BEGIN PROVIDED ENTRIES
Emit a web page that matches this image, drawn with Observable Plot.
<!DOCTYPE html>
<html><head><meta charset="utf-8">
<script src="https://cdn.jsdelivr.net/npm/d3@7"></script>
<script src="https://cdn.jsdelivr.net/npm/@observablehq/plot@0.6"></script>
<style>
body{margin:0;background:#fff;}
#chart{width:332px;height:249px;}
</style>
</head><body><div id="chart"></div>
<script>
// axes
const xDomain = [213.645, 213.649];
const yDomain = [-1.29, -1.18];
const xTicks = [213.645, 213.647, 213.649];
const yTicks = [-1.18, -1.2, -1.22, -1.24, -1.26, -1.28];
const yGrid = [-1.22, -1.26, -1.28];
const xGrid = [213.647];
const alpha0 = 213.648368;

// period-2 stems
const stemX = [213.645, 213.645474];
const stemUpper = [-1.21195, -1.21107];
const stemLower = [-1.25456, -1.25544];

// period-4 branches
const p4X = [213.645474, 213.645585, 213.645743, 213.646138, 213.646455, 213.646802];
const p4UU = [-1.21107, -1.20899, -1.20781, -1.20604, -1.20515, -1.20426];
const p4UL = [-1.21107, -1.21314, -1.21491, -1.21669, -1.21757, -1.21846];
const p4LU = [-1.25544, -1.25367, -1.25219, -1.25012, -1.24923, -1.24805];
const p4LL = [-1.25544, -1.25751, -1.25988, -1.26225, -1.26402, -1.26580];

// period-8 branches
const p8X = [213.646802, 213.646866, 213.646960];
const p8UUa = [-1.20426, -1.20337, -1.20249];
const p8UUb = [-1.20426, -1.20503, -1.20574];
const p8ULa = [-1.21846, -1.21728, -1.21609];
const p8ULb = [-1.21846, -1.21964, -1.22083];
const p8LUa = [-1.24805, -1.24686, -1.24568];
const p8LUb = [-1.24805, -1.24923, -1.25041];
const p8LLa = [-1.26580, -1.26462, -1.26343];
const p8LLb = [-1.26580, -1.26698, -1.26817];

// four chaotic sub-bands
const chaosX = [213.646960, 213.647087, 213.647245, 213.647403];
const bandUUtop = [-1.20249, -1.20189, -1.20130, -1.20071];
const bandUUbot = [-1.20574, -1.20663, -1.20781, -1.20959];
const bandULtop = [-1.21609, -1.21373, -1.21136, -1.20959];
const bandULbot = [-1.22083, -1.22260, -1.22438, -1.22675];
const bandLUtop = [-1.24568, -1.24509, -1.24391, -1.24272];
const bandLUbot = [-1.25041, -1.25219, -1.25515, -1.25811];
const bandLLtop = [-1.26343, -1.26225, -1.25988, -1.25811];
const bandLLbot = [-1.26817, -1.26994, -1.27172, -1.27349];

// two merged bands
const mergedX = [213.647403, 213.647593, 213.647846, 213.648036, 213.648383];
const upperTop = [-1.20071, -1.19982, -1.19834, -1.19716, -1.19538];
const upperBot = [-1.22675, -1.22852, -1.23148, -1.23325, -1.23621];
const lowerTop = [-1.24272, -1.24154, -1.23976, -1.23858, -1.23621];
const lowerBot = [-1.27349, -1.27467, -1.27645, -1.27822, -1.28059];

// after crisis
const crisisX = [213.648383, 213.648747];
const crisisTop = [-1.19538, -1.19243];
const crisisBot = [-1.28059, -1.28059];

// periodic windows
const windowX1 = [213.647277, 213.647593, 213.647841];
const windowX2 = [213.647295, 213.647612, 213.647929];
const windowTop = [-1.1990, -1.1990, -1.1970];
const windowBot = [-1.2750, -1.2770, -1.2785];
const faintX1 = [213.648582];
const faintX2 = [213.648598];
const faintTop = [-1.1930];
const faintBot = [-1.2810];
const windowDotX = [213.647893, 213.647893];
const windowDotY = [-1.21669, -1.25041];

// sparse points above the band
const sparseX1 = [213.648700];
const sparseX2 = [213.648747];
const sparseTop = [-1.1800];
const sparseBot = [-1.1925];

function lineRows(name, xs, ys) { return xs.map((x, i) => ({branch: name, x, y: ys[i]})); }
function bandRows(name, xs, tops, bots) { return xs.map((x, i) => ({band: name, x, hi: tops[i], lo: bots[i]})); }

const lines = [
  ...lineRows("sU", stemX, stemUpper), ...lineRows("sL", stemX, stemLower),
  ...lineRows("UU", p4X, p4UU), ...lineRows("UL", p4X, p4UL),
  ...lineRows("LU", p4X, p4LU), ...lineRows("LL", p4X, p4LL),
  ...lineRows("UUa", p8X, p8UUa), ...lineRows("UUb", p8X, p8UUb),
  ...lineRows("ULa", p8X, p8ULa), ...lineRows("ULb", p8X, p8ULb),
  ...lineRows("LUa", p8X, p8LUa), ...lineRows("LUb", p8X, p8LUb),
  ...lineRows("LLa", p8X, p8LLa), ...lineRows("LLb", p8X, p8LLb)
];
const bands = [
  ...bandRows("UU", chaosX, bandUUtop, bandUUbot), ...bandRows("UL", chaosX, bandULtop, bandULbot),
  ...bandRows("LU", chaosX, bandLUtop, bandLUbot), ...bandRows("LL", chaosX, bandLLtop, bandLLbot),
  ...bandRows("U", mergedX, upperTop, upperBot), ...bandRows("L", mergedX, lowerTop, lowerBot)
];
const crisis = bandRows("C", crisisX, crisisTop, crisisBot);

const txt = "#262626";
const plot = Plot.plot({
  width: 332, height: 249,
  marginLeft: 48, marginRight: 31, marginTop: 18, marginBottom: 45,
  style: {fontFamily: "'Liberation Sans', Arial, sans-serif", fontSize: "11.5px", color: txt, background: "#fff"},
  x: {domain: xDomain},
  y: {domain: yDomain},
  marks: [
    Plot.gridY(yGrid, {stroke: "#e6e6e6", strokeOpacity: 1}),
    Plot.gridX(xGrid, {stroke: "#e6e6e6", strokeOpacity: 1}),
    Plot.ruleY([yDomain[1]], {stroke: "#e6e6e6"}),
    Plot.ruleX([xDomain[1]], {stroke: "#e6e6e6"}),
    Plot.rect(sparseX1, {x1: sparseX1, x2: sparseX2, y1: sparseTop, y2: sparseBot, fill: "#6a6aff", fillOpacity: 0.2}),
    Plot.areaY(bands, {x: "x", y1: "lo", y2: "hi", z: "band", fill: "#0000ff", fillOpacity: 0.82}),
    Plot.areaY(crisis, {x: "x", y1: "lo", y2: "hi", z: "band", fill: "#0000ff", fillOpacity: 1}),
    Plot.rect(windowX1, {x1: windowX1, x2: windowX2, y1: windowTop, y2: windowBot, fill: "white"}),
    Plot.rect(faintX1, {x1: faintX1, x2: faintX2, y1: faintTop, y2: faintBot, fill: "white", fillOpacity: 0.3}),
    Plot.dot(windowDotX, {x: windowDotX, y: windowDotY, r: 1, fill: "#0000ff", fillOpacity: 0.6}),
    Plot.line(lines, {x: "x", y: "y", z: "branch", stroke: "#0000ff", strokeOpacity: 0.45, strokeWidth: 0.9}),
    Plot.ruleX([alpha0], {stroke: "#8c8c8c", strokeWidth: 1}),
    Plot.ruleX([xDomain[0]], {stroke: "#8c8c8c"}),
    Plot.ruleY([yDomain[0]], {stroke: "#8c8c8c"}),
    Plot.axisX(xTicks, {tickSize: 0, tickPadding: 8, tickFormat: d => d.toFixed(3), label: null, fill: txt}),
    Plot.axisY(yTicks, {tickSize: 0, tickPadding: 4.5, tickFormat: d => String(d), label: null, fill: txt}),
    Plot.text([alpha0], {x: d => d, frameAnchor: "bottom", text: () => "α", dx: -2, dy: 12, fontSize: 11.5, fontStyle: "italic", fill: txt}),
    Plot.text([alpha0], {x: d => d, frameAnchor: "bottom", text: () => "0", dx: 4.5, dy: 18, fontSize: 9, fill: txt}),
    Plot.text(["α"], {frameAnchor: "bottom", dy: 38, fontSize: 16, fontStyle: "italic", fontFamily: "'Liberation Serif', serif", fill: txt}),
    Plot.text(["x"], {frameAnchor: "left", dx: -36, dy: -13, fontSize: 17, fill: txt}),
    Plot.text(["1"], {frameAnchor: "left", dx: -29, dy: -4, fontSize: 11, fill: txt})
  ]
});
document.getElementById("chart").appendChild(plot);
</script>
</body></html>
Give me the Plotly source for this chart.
END PROVIDED ENTRIES
• [PROMPT]
Exactly as they stand, please print the lines from the first line of the records above down to the line that includes "-1.26225, -1.26402, -1.26580];", both of those included and no others.

• [ANSWER IN FULL]
Emit a web page that matches this image, drawn with Observable Plot.
<!DOCTYPE html>
<html><head><meta charset="utf-8">
<script src="https://cdn.jsdelivr.net/npm/d3@7"></script>
<script src="https://cdn.jsdelivr.net/npm/@observablehq/plot@0.6"></script>
<style>
body{margin:0;background:#fff;}
#chart{width:332px;height:249px;}
</style>
</head><body><div id="chart"></div>
<script>
// axes
const xDomain = [213.645, 213.649];
const yDomain = [-1.29, -1.18];
const xTicks = [213.645, 213.647, 213.649];
const yTicks = [-1.18, -1.2, -1.22, -1.24, -1.26, -1.28];
const yGrid = [-1.22, -1.26, -1.28];
const xGrid = [213.647];
const alpha0 = 213.648368;

// period-2 stems
const stemX = [213.645, 213.645474];
const stemUpper = [-1.21195, -1.21107];
const stemLower = [-1.25456, -1.25544];

// period-4 branches
const p4X = [213.645474, 213.645585, 213.645743, 213.646138, 213.646455, 213.646802];
const p4UU = [-1.21107, -1.20899, -1.20781, -1.20604, -1.20515, -1.20426];
const p4UL = [-1.21107, -1.21314, -1.21491, -1.21669, -1.21757, -1.21846];
const p4LU = [-1.25544, -1.25367, -1.25219, -1.25012, -1.24923, -1.24805];
const p4LL = [-1.25544, -1.25751, -1.25988, -1.26225, -1.26402, -1.26580];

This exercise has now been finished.